Moved LoopVectorizationCostModel::isMoreProfitable -> VectorizationFactor::isMoreProfitableThan.

dmgreen added inline comments.Apr 12 2021, 6:28 AM
llvm/lib/Transforms/Vectorize/LoopVectorizationPlanner.h
203

rhs -> RHS

If the backend knew that the SVE vector length was 256, as opposed 128, how would it best communicate that information to here?

sdesmalen added inline comments.Apr 12 2021, 8:15 AM
llvm/lib/Transforms/Vectorize/LoopVectorizationPlanner.h
203

Doing it here without context would be a bit difficult, as it needs information from CostModel/TargetTransformInfo in order to know which one to favour. Hence my reason to initially create this method in the LV CostModel (see the previous revision https://reviews.llvm.org/D100121?id=336138), so it would mean either passing that information separately, or moving it to the other class again.

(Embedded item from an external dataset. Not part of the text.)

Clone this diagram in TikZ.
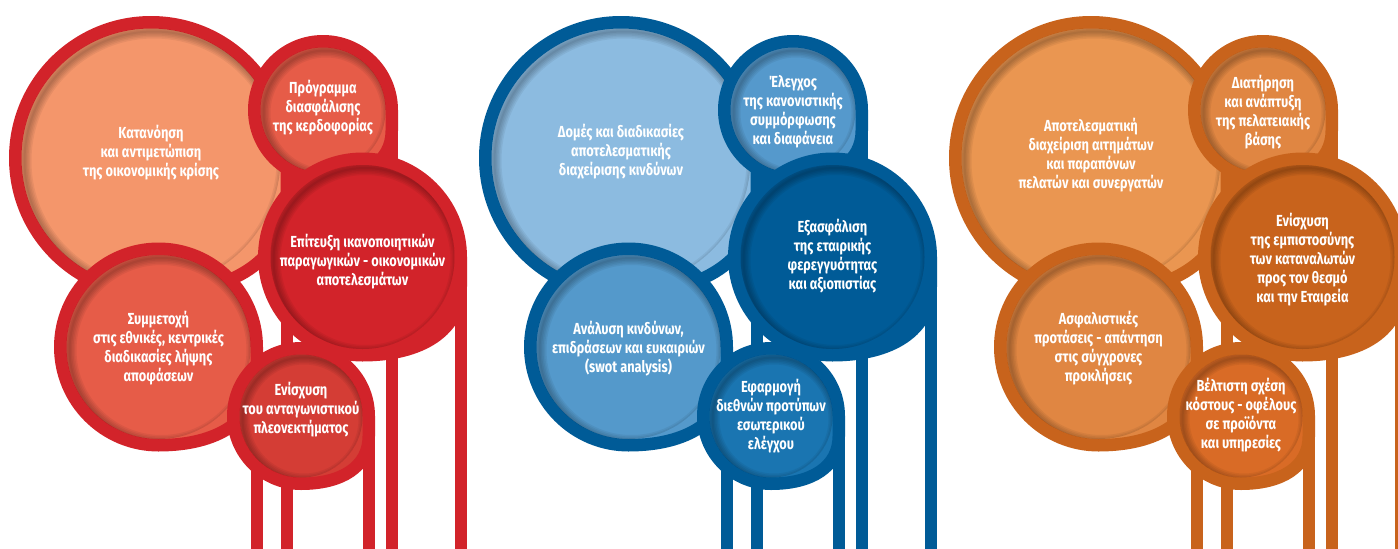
\documentclass[tikz,border=0pt]{standalone}
\usepackage{fontspec}
\newfontfamily\bubfont{Fira Sans}[FakeStretch=0.8]
\definecolor{redBd}{HTML}{D2232A}
\definecolor{redA}{HTML}{F4966B}
\definecolor{redB}{HTML}{E65C48}
\definecolor{redC}{HTML}{E65C48}
\definecolor{redD}{HTML}{D2232A}
\definecolor{redE}{HTML}{D43D35}
\definecolor{bluBd}{HTML}{005B97}
\definecolor{bluA}{HTML}{8CBBE0}
\definecolor{bluB}{HTML}{5599CC}
\definecolor{bluC}{HTML}{5499CB}
\definecolor{bluD}{HTML}{005B97}
\definecolor{bluE}{HTML}{1A75B1}
\definecolor{orgBd}{HTML}{C8631C}
\definecolor{orgA}{HTML}{EA9651}
\definecolor{orgB}{HTML}{E08642}
\definecolor{orgC}{HTML}{E08642}
\definecolor{orgD}{HTML}{C8631C}
\definecolor{orgE}{HTML}{D96B26}
\tikzset{bubtxt/.style={text=white, align=center, inner sep=0pt,
  font=\bubfont\bfseries\fontsize{16}{19}\selectfont}}
% #1 name, #2 cx, #3 cy, #4 outer radius, #5 text y, #6 fill, #7 border, #8 text
\newcommand\bub[8]{%
  \pgfmathsetmacro\rr{#4-6.25}%
  \pgfmathsetmacro\ri{#4-12.5}%
  \path[draw=#7, fill=#6, line width=12.5pt, line join=round]
    ({#2+\rr},#3) arc[start angle=0, end angle=-270, radius=\rr]
    .. controls ({#2+0.6*\rr},{#3+\rr}) and ({#2+\rr},{#3+0.75*\rr}) .. ({#2+\rr},{#3+0.3*\rr}) -- cycle;
  \begin{scope}
    \clip (#2,#3) circle[radius=\ri];
    \foreach \lw in {2,5,8,11,14}{\draw[black, opacity=0.055, line width=\lw pt] ({#2+3},{#3+3}) circle[radius=\ri];}
  \end{scope}
  \draw[#7, line width=12.5pt] ({#2+\rr},#3) -- ({#2+\rr},600);
  \node[bubtxt] (#1) at (#2,#5) {#8};
}
\begin{document}
\begin{tikzpicture}[x=1pt, y=-1pt]
\useasboundingbox (0,0) rectangle (1398,549);
\clip (0,0) rectangle (1398,549);
% red group
\bub{rA}{151}{158}{142}{153}{redA}{redBd}{Κατανόηση\\και αντιμετώπιση\\της οικονομικής κρίσης}
\bub{rB}{323}{110}{75}{108}{redB}{redBd}{Πρόγραμμα\\διασφάλισης\\της κερδοφορίας}
\bub{rC}{158.5}{347}{104.5}{348}{redC}{redBd}{Συμμετοχή\\στις εθνικές, κεντρικές\\διαδικασίες λήψης\\αποφάσεων}
\bub{rD}{362.5}{257}{104.5}{262}{redD}{redBd}{Επίτευξη ικανοποιητικών\\παραγωγικών - οικονομικών\\αποτελεσμάτων}
\bub{rE}{301}{416}{74}{410}{redE}{redBd}{Ενίσχυση\\του ανταγωνιστικού\\πλεονεκτήματος}
% blue group
\begin{scope}[xshift=470pt]
\bub{bA}{151}{158}{142}{152}{bluA}{bluBd}{Δομές και διαδικασίες\\αποτελεσματικής\\διαχείρισης κινδύνων}
\bub{bB}{323}{110}{75}{112}{bluB}{bluBd}{Έλεγχος\\της κανονιστικής\\συμμόρφωσης\\και διαφάνεια}
\bub{bC}{158.5}{347}{104.5}{349}{bluC}{bluBd}{Ανάλυση κινδύνων,\\επιδράσεων και ευκαιριών\\(swot analysis)}
\bub{bD}{362.5}{257}{104.5}{256}{bluD}{bluBd}{Εξασφάλιση\\της εταιρικής\\φερεγγυότητας\\και αξιοπιστίας}
\bub{bE}{301}{416}{74}{416}{bluE}{bluBd}{Εφαρμογή\\διεθνών προτύπων\\εσωτερικού\\ελέγχου}
\end{scope}
% orange group
\begin{scope}[xshift=940pt]
\bub{oA}{151}{158}{142}{155}{orgA}{orgBd}{Αποτελεσματική\\διαχείριση αιτημάτων\\και παραπόνων\\πελατών και συνεργατών}
\bub{oB}{323}{110}{75}{112}{orgB}{orgBd}{Διατήρηση\\και ανάπτυξη\\της πελατειακής\\βάσης}
\bub{oC}{158.5}{347}{104.5}{348}{orgC}{orgBd}{Ασφαλιστικές\\προτάσεις - απάντηση\\στις σύγχρονες\\προκλήσεις}
\bub{oD}{362.5}{257}{104.5}{260}{orgD}{orgBd}{Ενίσχυση\\της εμπιστοσύνης\\των καταναλωτών\\προς τον θεσμό\\και την Εταιρεία}
\bub{oE}{301}{416}{74}{415}{orgE}{orgBd}{Βέλτιστη σχέση\\κόστους - οφέλους\\σε προϊόντα\\και υπηρεσίες}
\end{scope}
\end{tikzpicture}
\end{document}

dmgreen added inline comments.Apr 15 2021, 7:53 AM
llvm/lib/Transforms/Vectorize/LoopVectorizationPlanner.h
203

Yeah, I think that makes sense. If we have a good reason to put it into the cost model (and @bmahjour doesn't object), then keeping it in the cost model so it could have access to TTI etc would make sense to me.

bmahjour added inline comments.Apr 15 2021, 7:59 AM
llvm/lib/Transforms/Vectorize/LoopVectorizationPlanner.h
203

I don't have any objections to moving it back, if it makes information more accessible for future extensions.

Changed back to having isMoreProfitable in LV CostModel.

dmgreen accepted this revision.Apr 16 2021, 1:07 AM

Thanks. Seems like a useful step forward. LGTM.

This revision is now accepted and ready to land.Apr 16 2021, 1:07 AM

Thanks for the review @bmahjour and @dmgreen!

rogfer01 added inline comments.Apr 23 2021, 6:25 AM
llvm/lib/Transforms/Vectorize/LoopVectorizationPlanner.h
191

Hi Sander, a minor question here: for scalable vectorization do you plan to change the definition of Disabled? Perhaps this may not be needed?

We were considering something like return {ElementCount:getNull(), 0}; so this VectorizationFactor value is effectively not a valid vectorization factor at all. But maybe this is not the intent of Disabled?